# RECORDS PROVIDED
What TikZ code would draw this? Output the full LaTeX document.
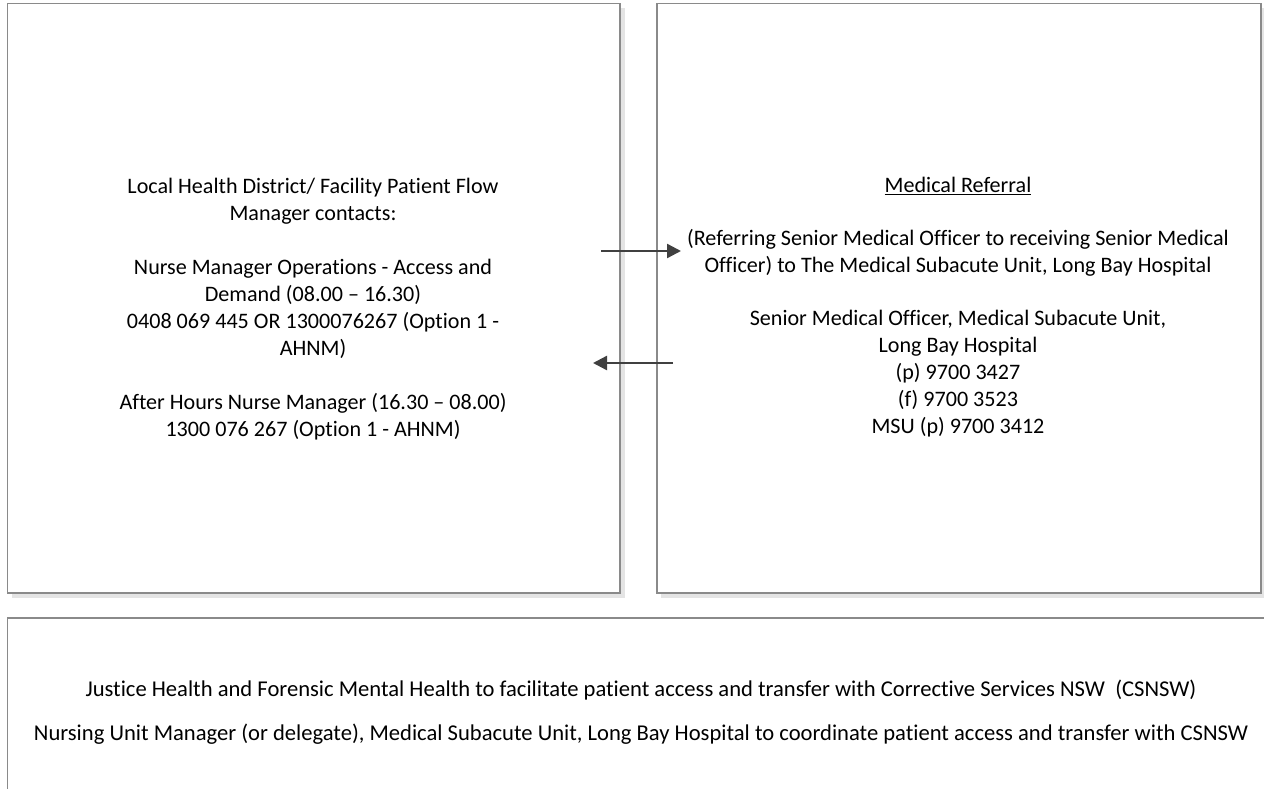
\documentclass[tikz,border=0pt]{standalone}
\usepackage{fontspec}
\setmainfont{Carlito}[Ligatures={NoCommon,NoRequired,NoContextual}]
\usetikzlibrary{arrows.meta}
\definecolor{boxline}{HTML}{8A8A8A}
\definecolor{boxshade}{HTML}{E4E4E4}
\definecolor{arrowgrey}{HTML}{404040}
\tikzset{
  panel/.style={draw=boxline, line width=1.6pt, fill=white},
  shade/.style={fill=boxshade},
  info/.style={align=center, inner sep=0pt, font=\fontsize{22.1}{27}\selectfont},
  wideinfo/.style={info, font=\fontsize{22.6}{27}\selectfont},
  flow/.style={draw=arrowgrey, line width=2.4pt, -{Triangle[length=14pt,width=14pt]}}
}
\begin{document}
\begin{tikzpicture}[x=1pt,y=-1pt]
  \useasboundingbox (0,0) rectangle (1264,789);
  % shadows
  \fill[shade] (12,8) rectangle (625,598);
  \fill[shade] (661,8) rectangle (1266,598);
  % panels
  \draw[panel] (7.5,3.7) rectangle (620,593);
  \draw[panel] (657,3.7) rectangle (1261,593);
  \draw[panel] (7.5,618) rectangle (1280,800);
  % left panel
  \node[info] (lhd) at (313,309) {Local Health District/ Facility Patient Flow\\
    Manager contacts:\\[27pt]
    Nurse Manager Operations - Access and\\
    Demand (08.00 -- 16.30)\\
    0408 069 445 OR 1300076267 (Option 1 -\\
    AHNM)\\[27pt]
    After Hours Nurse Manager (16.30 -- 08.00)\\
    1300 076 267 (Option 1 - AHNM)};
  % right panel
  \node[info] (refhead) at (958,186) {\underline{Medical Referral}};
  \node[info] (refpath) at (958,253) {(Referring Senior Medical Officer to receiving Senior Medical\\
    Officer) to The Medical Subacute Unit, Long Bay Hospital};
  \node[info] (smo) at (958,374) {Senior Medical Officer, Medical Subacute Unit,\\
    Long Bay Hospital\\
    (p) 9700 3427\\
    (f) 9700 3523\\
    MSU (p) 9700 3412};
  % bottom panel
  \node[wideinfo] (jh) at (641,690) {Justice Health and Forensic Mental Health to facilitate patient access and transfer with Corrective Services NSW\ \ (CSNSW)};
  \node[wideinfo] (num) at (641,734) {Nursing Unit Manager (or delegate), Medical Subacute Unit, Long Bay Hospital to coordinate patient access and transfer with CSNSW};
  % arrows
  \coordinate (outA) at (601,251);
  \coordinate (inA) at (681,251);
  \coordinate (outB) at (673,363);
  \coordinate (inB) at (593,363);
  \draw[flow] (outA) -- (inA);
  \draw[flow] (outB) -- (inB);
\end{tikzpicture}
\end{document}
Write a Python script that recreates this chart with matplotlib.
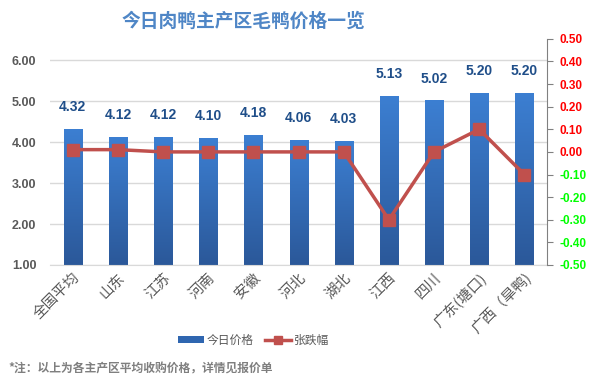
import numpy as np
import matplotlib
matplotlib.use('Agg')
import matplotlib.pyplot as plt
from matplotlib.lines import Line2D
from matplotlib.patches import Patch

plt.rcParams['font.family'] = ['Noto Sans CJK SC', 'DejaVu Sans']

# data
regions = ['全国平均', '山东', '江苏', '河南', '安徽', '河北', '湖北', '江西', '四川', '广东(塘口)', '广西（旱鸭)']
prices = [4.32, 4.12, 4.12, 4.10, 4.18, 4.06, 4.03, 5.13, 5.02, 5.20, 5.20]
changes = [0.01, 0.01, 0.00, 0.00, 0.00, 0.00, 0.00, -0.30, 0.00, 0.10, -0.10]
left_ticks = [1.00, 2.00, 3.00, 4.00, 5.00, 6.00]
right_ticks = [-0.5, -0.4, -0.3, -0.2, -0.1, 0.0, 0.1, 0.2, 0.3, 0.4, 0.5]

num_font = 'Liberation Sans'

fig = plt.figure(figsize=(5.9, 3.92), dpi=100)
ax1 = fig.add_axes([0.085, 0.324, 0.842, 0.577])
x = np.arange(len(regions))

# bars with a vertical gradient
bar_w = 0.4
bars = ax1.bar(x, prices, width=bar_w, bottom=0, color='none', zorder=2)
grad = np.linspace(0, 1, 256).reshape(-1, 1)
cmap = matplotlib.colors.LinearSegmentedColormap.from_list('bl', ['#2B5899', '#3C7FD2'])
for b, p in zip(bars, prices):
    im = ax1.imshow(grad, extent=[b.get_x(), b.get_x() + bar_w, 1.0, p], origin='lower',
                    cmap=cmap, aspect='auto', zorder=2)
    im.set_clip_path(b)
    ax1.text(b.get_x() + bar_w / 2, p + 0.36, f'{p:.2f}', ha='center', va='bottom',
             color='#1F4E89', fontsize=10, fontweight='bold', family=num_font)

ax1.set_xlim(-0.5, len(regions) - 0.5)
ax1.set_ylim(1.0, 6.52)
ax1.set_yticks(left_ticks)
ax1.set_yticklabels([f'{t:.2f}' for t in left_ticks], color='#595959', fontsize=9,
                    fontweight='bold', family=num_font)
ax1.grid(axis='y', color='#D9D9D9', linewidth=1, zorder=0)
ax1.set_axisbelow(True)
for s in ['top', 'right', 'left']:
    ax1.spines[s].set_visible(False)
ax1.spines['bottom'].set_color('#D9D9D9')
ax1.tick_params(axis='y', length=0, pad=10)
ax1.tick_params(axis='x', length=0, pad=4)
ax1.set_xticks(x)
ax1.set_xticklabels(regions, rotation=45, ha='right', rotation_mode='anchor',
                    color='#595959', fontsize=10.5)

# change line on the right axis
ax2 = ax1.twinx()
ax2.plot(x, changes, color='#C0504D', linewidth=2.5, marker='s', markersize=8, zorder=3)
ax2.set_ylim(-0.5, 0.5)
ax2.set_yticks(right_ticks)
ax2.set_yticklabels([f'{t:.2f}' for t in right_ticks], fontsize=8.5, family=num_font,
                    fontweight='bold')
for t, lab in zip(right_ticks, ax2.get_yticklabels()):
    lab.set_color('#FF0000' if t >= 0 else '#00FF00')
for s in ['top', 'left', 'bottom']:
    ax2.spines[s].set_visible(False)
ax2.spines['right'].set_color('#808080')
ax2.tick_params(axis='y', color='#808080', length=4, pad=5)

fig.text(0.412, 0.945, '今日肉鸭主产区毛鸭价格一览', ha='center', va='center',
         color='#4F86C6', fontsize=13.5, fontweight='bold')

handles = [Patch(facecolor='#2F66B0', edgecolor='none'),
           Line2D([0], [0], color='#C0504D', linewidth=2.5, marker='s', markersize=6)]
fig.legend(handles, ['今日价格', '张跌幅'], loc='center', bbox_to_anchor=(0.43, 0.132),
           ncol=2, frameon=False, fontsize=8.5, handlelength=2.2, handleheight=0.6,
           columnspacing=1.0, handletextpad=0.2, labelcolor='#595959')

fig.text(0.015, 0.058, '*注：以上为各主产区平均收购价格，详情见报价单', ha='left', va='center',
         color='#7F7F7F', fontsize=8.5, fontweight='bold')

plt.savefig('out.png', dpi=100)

# WORK REQUIRED
Output every entry verbatim. Pictures do not belong in the copy.

# ANSWER FOR THIS EXERCISE
What TikZ code would draw this? Output the full LaTeX document.
\documentclass[tikz,border=0pt]{standalone}
\usepackage{fontspec}
\setmainfont{Carlito}[Ligatures={NoCommon,NoRequired,NoContextual}]
\usetikzlibrary{arrows.meta}
\definecolor{boxline}{HTML}{8A8A8A}
\definecolor{boxshade}{HTML}{E4E4E4}
\definecolor{arrowgrey}{HTML}{404040}
\tikzset{
  panel/.style={draw=boxline, line width=1.6pt, fill=white},
  shade/.style={fill=boxshade},
  info/.style={align=center, inner sep=0pt, font=\fontsize{22.1}{27}\selectfont},
  wideinfo/.style={info, font=\fontsize{22.6}{27}\selectfont},
  flow/.style={draw=arrowgrey, line width=2.4pt, -{Triangle[length=14pt,width=14pt]}}
}
\begin{document}
\begin{tikzpicture}[x=1pt,y=-1pt]
  \useasboundingbox (0,0) rectangle (1264,789);
  % shadows
  \fill[shade] (12,8) rectangle (625,598);
  \fill[shade] (661,8) rectangle (1266,598);
  % panels
  \draw[panel] (7.5,3.7) rectangle (620,593);
  \draw[panel] (657,3.7) rectangle (1261,593);
  \draw[panel] (7.5,618) rectangle (1280,800);
  % left panel
  \node[info] (lhd) at (313,309) {Local Health District/ Facility Patient Flow\\
    Manager contacts:\\[27pt]
    Nurse Manager Operations - Access and\\
    Demand (08.00 -- 16.30)\\
    0408 069 445 OR 1300076267 (Option 1 -\\
    AHNM)\\[27pt]
    After Hours Nurse Manager (16.30 -- 08.00)\\
    1300 076 267 (Option 1 - AHNM)};
  % right panel
  \node[info] (refhead) at (958,186) {\underline{Medical Referral}};
  \node[info] (refpath) at (958,253) {(Referring Senior Medical Officer to receiving Senior Medical\\
    Officer) to The Medical Subacute Unit, Long Bay Hospital};
  \node[info] (smo) at (958,374) {Senior Medical Officer, Medical Subacute Unit,\\
    Long Bay Hospital\\
    (p) 9700 3427\\
    (f) 9700 3523\\
    MSU (p) 9700 3412};
  % bottom panel
  \node[wideinfo] (jh) at (641,690) {Justice Health and Forensic Mental Health to facilitate patient access and transfer with Corrective Services NSW\ \ (CSNSW)};
  \node[wideinfo] (num) at (641,734) {Nursing Unit Manager (or delegate), Medical Subacute Unit, Long Bay Hospital to coordinate patient access and transfer with CSNSW};
  % arrows
  \coordinate (outA) at (601,251);
  \coordinate (inA) at (681,251);
  \coordinate (outB) at (673,363);
  \coordinate (inB) at (593,363);
  \draw[flow] (outA) -- (inA);
  \draw[flow] (outB) -- (inB);
\end{tikzpicture}
\end{document}
Write a Python script that recreates this chart with matplotlib.
import numpy as np
import matplotlib
matplotlib.use('Agg')
import matplotlib.pyplot as plt
from matplotlib.lines import Line2D
from matplotlib.patches import Patch

plt.rcParams['font.family'] = ['Noto Sans CJK SC', 'DejaVu Sans']

# data
regions = ['全国平均', '山东', '江苏', '河南', '安徽', '河北', '湖北', '江西', '四川', '广东(塘口)', '广西（旱鸭)']
prices = [4.32, 4.12, 4.12, 4.10, 4.18, 4.06, 4.03, 5.13, 5.02, 5.20, 5.20]
changes = [0.01, 0.01, 0.00, 0.00, 0.00, 0.00, 0.00, -0.30, 0.00, 0.10, -0.10]
left_ticks = [1.00, 2.00, 3.00, 4.00, 5.00, 6.00]
right_ticks = [-0.5, -0.4, -0.3, -0.2, -0.1, 0.0, 0.1, 0.2, 0.3, 0.4, 0.5]

num_font = 'Liberation Sans'

fig = plt.figure(figsize=(5.9, 3.92), dpi=100)
ax1 = fig.add_axes([0.085, 0.324, 0.842, 0.577])
x = np.arange(len(regions))

# bars with a vertical gradient
bar_w = 0.4
bars = ax1.bar(x, prices, width=bar_w, bottom=0, color='none', zorder=2)
grad = np.linspace(0, 1, 256).reshape(-1, 1)
cmap = matplotlib.colors.LinearSegmentedColormap.from_list('bl', ['#2B5899', '#3C7FD2'])
for b, p in zip(bars, prices):
    im = ax1.imshow(grad, extent=[b.get_x(), b.get_x() + bar_w, 1.0, p], origin='lower',
                    cmap=cmap, aspect='auto', zorder=2)
    im.set_clip_path(b)
    ax1.text(b.get_x() + bar_w / 2, p + 0.36, f'{p:.2f}', ha='center', va='bottom',
             color='#1F4E89', fontsize=10, fontweight='bold', family=num_font)

ax1.set_xlim(-0.5, len(regions) - 0.5)
ax1.set_ylim(1.0, 6.52)
ax1.set_yticks(left_ticks)
ax1.set_yticklabels([f'{t:.2f}' for t in left_ticks], color='#595959', fontsize=9,
                    fontweight='bold', family=num_font)
ax1.grid(axis='y', color='#D9D9D9', linewidth=1, zorder=0)
ax1.set_axisbelow(True)
for s in ['top', 'right', 'left']:
    ax1.spines[s].set_visible(False)
ax1.spines['bottom'].set_color('#D9D9D9')
ax1.tick_params(axis='y', length=0, pad=10)
ax1.tick_params(axis='x', length=0, pad=4)
ax1.set_xticks(x)
ax1.set_xticklabels(regions, rotation=45, ha='right', rotation_mode='anchor',
                    color='#595959', fontsize=10.5)

# change line on the right axis
ax2 = ax1.twinx()
ax2.plot(x, changes, color='#C0504D', linewidth=2.5, marker='s', markersize=8, zorder=3)
ax2.set_ylim(-0.5, 0.5)
ax2.set_yticks(right_ticks)
ax2.set_yticklabels([f'{t:.2f}' for t in right_ticks], fontsize=8.5, family=num_font,
                    fontweight='bold')
for t, lab in zip(right_ticks, ax2.get_yticklabels()):
    lab.set_color('#FF0000' if t >= 0 else '#00FF00')
for s in ['top', 'left', 'bottom']:
    ax2.spines[s].set_visible(False)
ax2.spines['right'].set_color('#808080')
ax2.tick_params(axis='y', color='#808080', length=4, pad=5)

fig.text(0.412, 0.945, '今日肉鸭主产区毛鸭价格一览', ha='center', va='center',
         color='#4F86C6', fontsize=13.5, fontweight='bold')

handles = [Patch(facecolor='#2F66B0', edgecolor='none'),
           Line2D([0], [0], color='#C0504D', linewidth=2.5, marker='s', markersize=6)]
fig.legend(handles, ['今日价格', '张跌幅'], loc='center', bbox_to_anchor=(0.43, 0.132),
           ncol=2, frameon=False, fontsize=8.5, handlelength=2.2, handleheight=0.6,
           columnspacing=1.0, handletextpad=0.2, labelcolor='#595959')

fig.text(0.015, 0.058, '*注：以上为各主产区平均收购价格，详情见报价单', ha='left', va='center',
         color='#7F7F7F', fontsize=8.5, fontweight='bold')

plt.savefig('out.png', dpi=100)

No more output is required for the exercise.